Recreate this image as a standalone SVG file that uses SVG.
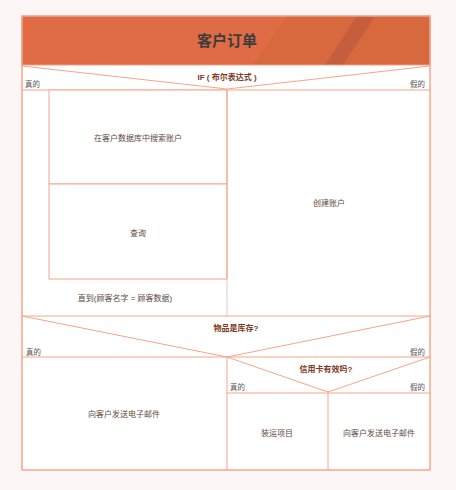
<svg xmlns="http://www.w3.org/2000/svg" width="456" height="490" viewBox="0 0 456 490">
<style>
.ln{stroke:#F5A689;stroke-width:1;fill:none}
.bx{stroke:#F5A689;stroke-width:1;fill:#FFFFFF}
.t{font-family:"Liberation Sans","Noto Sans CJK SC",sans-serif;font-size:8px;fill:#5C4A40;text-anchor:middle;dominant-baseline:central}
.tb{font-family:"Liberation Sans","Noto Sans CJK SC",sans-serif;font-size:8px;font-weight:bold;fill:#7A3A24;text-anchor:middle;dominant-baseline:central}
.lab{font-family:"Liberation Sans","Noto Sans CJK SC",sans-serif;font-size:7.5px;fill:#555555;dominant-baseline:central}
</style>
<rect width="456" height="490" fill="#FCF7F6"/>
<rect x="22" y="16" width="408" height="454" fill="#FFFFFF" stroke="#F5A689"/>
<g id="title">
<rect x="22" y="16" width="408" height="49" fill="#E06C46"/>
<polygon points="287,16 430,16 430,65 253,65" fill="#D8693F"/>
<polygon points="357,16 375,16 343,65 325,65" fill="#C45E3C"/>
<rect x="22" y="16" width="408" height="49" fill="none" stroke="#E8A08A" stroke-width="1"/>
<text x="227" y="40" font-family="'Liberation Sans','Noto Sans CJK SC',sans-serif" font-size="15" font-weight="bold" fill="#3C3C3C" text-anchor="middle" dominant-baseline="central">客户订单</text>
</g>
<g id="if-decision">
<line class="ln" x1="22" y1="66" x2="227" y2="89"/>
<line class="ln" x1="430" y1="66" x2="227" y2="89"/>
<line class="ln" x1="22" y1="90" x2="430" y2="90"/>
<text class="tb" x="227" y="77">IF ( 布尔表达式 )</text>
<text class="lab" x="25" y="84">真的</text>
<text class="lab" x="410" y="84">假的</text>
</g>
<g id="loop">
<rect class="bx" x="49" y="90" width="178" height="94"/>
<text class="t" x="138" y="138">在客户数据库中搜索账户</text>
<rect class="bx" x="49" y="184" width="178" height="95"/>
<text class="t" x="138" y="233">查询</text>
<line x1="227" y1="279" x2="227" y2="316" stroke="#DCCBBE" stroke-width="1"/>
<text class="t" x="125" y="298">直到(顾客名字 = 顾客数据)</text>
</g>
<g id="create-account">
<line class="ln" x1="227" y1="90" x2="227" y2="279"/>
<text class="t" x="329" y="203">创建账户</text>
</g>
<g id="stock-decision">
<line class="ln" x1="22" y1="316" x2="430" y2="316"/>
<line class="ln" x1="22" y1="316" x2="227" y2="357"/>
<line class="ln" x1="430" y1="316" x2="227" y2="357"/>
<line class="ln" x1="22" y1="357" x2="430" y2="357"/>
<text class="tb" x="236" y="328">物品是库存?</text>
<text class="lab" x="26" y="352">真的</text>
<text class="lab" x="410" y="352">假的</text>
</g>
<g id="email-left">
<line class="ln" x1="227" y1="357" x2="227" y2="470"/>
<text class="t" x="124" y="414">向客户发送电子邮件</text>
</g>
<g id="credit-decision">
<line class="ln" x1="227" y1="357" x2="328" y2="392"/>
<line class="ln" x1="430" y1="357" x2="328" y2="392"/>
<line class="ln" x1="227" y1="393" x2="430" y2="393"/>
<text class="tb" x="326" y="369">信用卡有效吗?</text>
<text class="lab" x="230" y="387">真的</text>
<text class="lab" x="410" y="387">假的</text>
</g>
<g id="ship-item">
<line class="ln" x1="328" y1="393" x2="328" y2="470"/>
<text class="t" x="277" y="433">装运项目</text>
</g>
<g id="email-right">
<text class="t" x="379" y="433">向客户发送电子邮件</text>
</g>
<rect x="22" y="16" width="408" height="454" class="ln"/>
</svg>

» **Task objective**
Output an exact copy of the material, with the pictures removed.

» **Result below**
Recreate this image as a standalone SVG file that uses SVG.
<svg xmlns="http://www.w3.org/2000/svg" width="456" height="490" viewBox="0 0 456 490">
<style>
.ln{stroke:#F5A689;stroke-width:1;fill:none}
.bx{stroke:#F5A689;stroke-width:1;fill:#FFFFFF}
.t{font-family:"Liberation Sans","Noto Sans CJK SC",sans-serif;font-size:8px;fill:#5C4A40;text-anchor:middle;dominant-baseline:central}
.tb{font-family:"Liberation Sans","Noto Sans CJK SC",sans-serif;font-size:8px;font-weight:bold;fill:#7A3A24;text-anchor:middle;dominant-baseline:central}
.lab{font-family:"Liberation Sans","Noto Sans CJK SC",sans-serif;font-size:7.5px;fill:#555555;dominant-baseline:central}
</style>
<rect width="456" height="490" fill="#FCF7F6"/>
<rect x="22" y="16" width="408" height="454" fill="#FFFFFF" stroke="#F5A689"/>
<g id="title">
<rect x="22" y="16" width="408" height="49" fill="#E06C46"/>
<polygon points="287,16 430,16 430,65 253,65" fill="#D8693F"/>
<polygon points="357,16 375,16 343,65 325,65" fill="#C45E3C"/>
<rect x="22" y="16" width="408" height="49" fill="none" stroke="#E8A08A" stroke-width="1"/>
<text x="227" y="40" font-family="'Liberation Sans','Noto Sans CJK SC',sans-serif" font-size="15" font-weight="bold" fill="#3C3C3C" text-anchor="middle" dominant-baseline="central">客户订单</text>
</g>
<g id="if-decision">
<line class="ln" x1="22" y1="66" x2="227" y2="89"/>
<line class="ln" x1="430" y1="66" x2="227" y2="89"/>
<line class="ln" x1="22" y1="90" x2="430" y2="90"/>
<text class="tb" x="227" y="77">IF ( 布尔表达式 )</text>
<text class="lab" x="25" y="84">真的</text>
<text class="lab" x="410" y="84">假的</text>
</g>
<g id="loop">
<rect class="bx" x="49" y="90" width="178" height="94"/>
<text class="t" x="138" y="138">在客户数据库中搜索账户</text>
<rect class="bx" x="49" y="184" width="178" height="95"/>
<text class="t" x="138" y="233">查询</text>
<line x1="227" y1="279" x2="227" y2="316" stroke="#DCCBBE" stroke-width="1"/>
<text class="t" x="125" y="298">直到(顾客名字 = 顾客数据)</text>
</g>
<g id="create-account">
<line class="ln" x1="227" y1="90" x2="227" y2="279"/>
<text class="t" x="329" y="203">创建账户</text>
</g>
<g id="stock-decision">
<line class="ln" x1="22" y1="316" x2="430" y2="316"/>
<line class="ln" x1="22" y1="316" x2="227" y2="357"/>
<line class="ln" x1="430" y1="316" x2="227" y2="357"/>
<line class="ln" x1="22" y1="357" x2="430" y2="357"/>
<text class="tb" x="236" y="328">物品是库存?</text>
<text class="lab" x="26" y="352">真的</text>
<text class="lab" x="410" y="352">假的</text>
</g>
<g id="email-left">
<line class="ln" x1="227" y1="357" x2="227" y2="470"/>
<text class="t" x="124" y="414">向客户发送电子邮件</text>
</g>
<g id="credit-decision">
<line class="ln" x1="227" y1="357" x2="328" y2="392"/>
<line class="ln" x1="430" y1="357" x2="328" y2="392"/>
<line class="ln" x1="227" y1="393" x2="430" y2="393"/>
<text class="tb" x="326" y="369">信用卡有效吗?</text>
<text class="lab" x="230" y="387">真的</text>
<text class="lab" x="410" y="387">假的</text>
</g>
<g id="ship-item">
<line class="ln" x1="328" y1="393" x2="328" y2="470"/>
<text class="t" x="277" y="433">装运项目</text>
</g>
<g id="email-right">
<text class="t" x="379" y="433">向客户发送电子邮件</text>
</g>
<rect x="22" y="16" width="408" height="454" class="ln"/>
</svg>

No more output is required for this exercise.